Collected material ::
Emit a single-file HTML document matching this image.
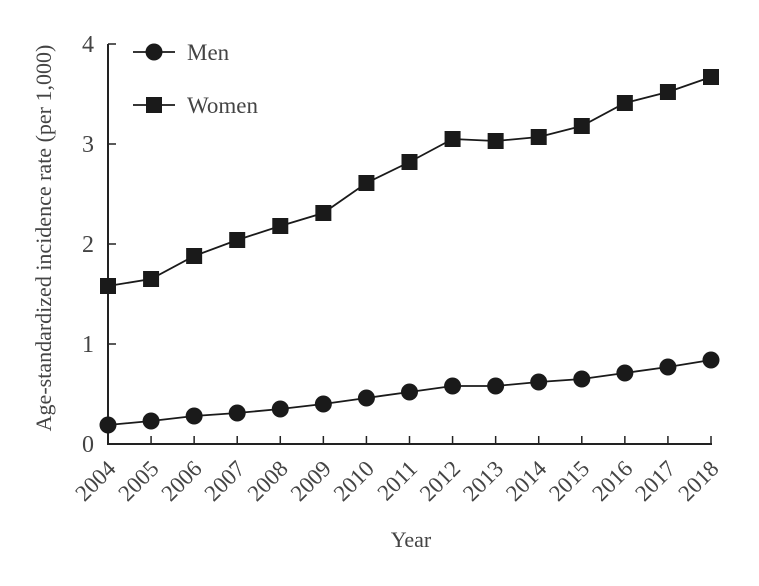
<!DOCTYPE html>
<html><head><meta charset="utf-8"><style>
html,body{margin:0;padding:0;background:#fff;}
svg text{font-family:"Liberation Serif",serif;fill:#444;}
</style></head><body>
<svg id="chart" width="759" height="581" xmlns="http://www.w3.org/2000/svg">
<g id="axes"></g><g id="series"></g><g id="legend"></g>
</svg>
<script>
const years=[2004,2005,2006,2007,2008,2009,2010,2011,2012,2013,2014,2015,2016,2017,2018];
const men=[0.19,0.23,0.28,0.31,0.35,0.40,0.46,0.52,0.58,0.58,0.62,0.65,0.71,0.77,0.84];
const women=[1.58,1.65,1.88,2.04,2.18,2.31,2.61,2.82,3.05,3.03,3.07,3.18,3.41,3.52,3.67];
const yTicks=[0,1,2,3,4];
const NS='http://www.w3.org/2000/svg';
const X0=108,X1=711,Y0=444,Y1=44;
function xs(i){return X0+(X1-X0)*i/(years.length-1);}
function ys(v){return Y0-(Y0-Y1)*v/4;}
function mk(tag,attrs,parent){const e=document.createElementNS(NS,tag);for(const k in attrs)e.setAttribute(k,attrs[k]);parent.appendChild(e);return e;}
const axes=document.getElementById('axes'),ser=document.getElementById('series'),leg=document.getElementById('legend');
let a=mk('path',{d:`M${X0},${Y1} V${Y0} H${X1+1}`,fill:'none',stroke:'#222','stroke-width':2},axes);


yTicks.forEach(t=>{
 const l=mk('line',{x1:X0,x2:X0+8,y1:ys(t),y2:ys(t),stroke:'#222','stroke-width':1.5},axes);
 
 
 const tx=mk('text',{x:94,y:ys(t)+8,'text-anchor':'end','font-size':24},axes);tx.textContent=t;
 
 
});
years.forEach((yr,i)=>{
 const x=xs(i);
 if(i>0){const l=mk('line',{x1:x,x2:x,y1:Y0,y2:Y0-8,stroke:'#222','stroke-width':1.5},axes);
 
 }
 const tx=mk('text',{x:0,y:0,'text-anchor':'end','font-size':23,transform:`translate(${x+9},${470}) rotate(-45)`},axes);tx.textContent=yr;
 
 
});
let t=mk('text',{x:411,y:547,'text-anchor':'middle','font-size':22},axes);t.textContent='Year';


t=mk('text',{x:0,y:0,'text-anchor':'middle','font-size':22,transform:'translate(51,238) rotate(-90)'},axes);t.textContent='Age-standardized incidence rate (per 1,000)';


function drawSeries(vals,shape,name){
 const p=mk('polyline',{points:vals.map((v,i)=>xs(i)+','+ys(v)).join(' '),fill:'none',stroke:'#1a1a1a','stroke-width':1.8},ser);
 
 
 vals.forEach((v,i)=>{
  let m;
  if(shape==='c')m=mk('circle',{cx:xs(i),cy:ys(v),r:8.5,fill:'#1a1a1a'},ser);
  else m=mk('rect',{x:xs(i)-8,y:ys(v)-8,width:16,height:16,fill:'#1a1a1a'},ser);
  
  
 });
}
drawSeries(men,'c','men');
drawSeries(women,'s','women');
[['Men','c',52],['Women','s',105]].forEach(([lab,sh,y])=>{
 const g=mk('g',{},leg);
 
 
 mk('line',{x1:133,x2:175,y1:y,y2:y,stroke:'#1a1a1a','stroke-width':1.8},g);
 if(sh==='c')mk('circle',{cx:154,cy:y,r:8.5,fill:'#1a1a1a'},g);
 else mk('rect',{x:146,y:y-8,width:16,height:16,fill:'#1a1a1a'},g);
 const tx=mk('text',{x:187,y:y+8,'font-size':23},g);tx.textContent=lab;
});
</script>
</body></html>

Do this ::
Retype the whole listing, keeping every line identical and omitting all pictures.

Reply to the exercise ::
Emit a single-file HTML document matching this image.
<!DOCTYPE html>
<html><head><meta charset="utf-8"><style>
html,body{margin:0;padding:0;background:#fff;}
svg text{font-family:"Liberation Serif",serif;fill:#444;}
</style></head><body>
<svg id="chart" width="759" height="581" xmlns="http://www.w3.org/2000/svg">
<g id="axes"></g><g id="series"></g><g id="legend"></g>
</svg>
<script>
const years=[2004,2005,2006,2007,2008,2009,2010,2011,2012,2013,2014,2015,2016,2017,2018];
const men=[0.19,0.23,0.28,0.31,0.35,0.40,0.46,0.52,0.58,0.58,0.62,0.65,0.71,0.77,0.84];
const women=[1.58,1.65,1.88,2.04,2.18,2.31,2.61,2.82,3.05,3.03,3.07,3.18,3.41,3.52,3.67];
const yTicks=[0,1,2,3,4];
const NS='http://www.w3.org/2000/svg';
const X0=108,X1=711,Y0=444,Y1=44;
function xs(i){return X0+(X1-X0)*i/(years.length-1);}
function ys(v){return Y0-(Y0-Y1)*v/4;}
function mk(tag,attrs,parent){const e=document.createElementNS(NS,tag);for(const k in attrs)e.setAttribute(k,attrs[k]);parent.appendChild(e);return e;}
const axes=document.getElementById('axes'),ser=document.getElementById('series'),leg=document.getElementById('legend');
let a=mk('path',{d:`M${X0},${Y1} V${Y0} H${X1+1}`,fill:'none',stroke:'#222','stroke-width':2},axes);


yTicks.forEach(t=>{
 const l=mk('line',{x1:X0,x2:X0+8,y1:ys(t),y2:ys(t),stroke:'#222','stroke-width':1.5},axes);
 
 
 const tx=mk('text',{x:94,y:ys(t)+8,'text-anchor':'end','font-size':24},axes);tx.textContent=t;
 
 
});
years.forEach((yr,i)=>{
 const x=xs(i);
 if(i>0){const l=mk('line',{x1:x,x2:x,y1:Y0,y2:Y0-8,stroke:'#222','stroke-width':1.5},axes);
 
 }
 const tx=mk('text',{x:0,y:0,'text-anchor':'end','font-size':23,transform:`translate(${x+9},${470}) rotate(-45)`},axes);tx.textContent=yr;
 
 
});
let t=mk('text',{x:411,y:547,'text-anchor':'middle','font-size':22},axes);t.textContent='Year';


t=mk('text',{x:0,y:0,'text-anchor':'middle','font-size':22,transform:'translate(51,238) rotate(-90)'},axes);t.textContent='Age-standardized incidence rate (per 1,000)';


function drawSeries(vals,shape,name){
 const p=mk('polyline',{points:vals.map((v,i)=>xs(i)+','+ys(v)).join(' '),fill:'none',stroke:'#1a1a1a','stroke-width':1.8},ser);
 
 
 vals.forEach((v,i)=>{
  let m;
  if(shape==='c')m=mk('circle',{cx:xs(i),cy:ys(v),r:8.5,fill:'#1a1a1a'},ser);
  else m=mk('rect',{x:xs(i)-8,y:ys(v)-8,width:16,height:16,fill:'#1a1a1a'},ser);
  
  
 });
}
drawSeries(men,'c','men');
drawSeries(women,'s','women');
[['Men','c',52],['Women','s',105]].forEach(([lab,sh,y])=>{
 const g=mk('g',{},leg);
 
 
 mk('line',{x1:133,x2:175,y1:y,y2:y,stroke:'#1a1a1a','stroke-width':1.8},g);
 if(sh==='c')mk('circle',{cx:154,cy:y,r:8.5,fill:'#1a1a1a'},g);
 else mk('rect',{x:146,y:y-8,width:16,height:16,fill:'#1a1a1a'},g);
 const tx=mk('text',{x:187,y:y+8,'font-size':23},g);tx.textContent=lab;
});
</script>
</body></html>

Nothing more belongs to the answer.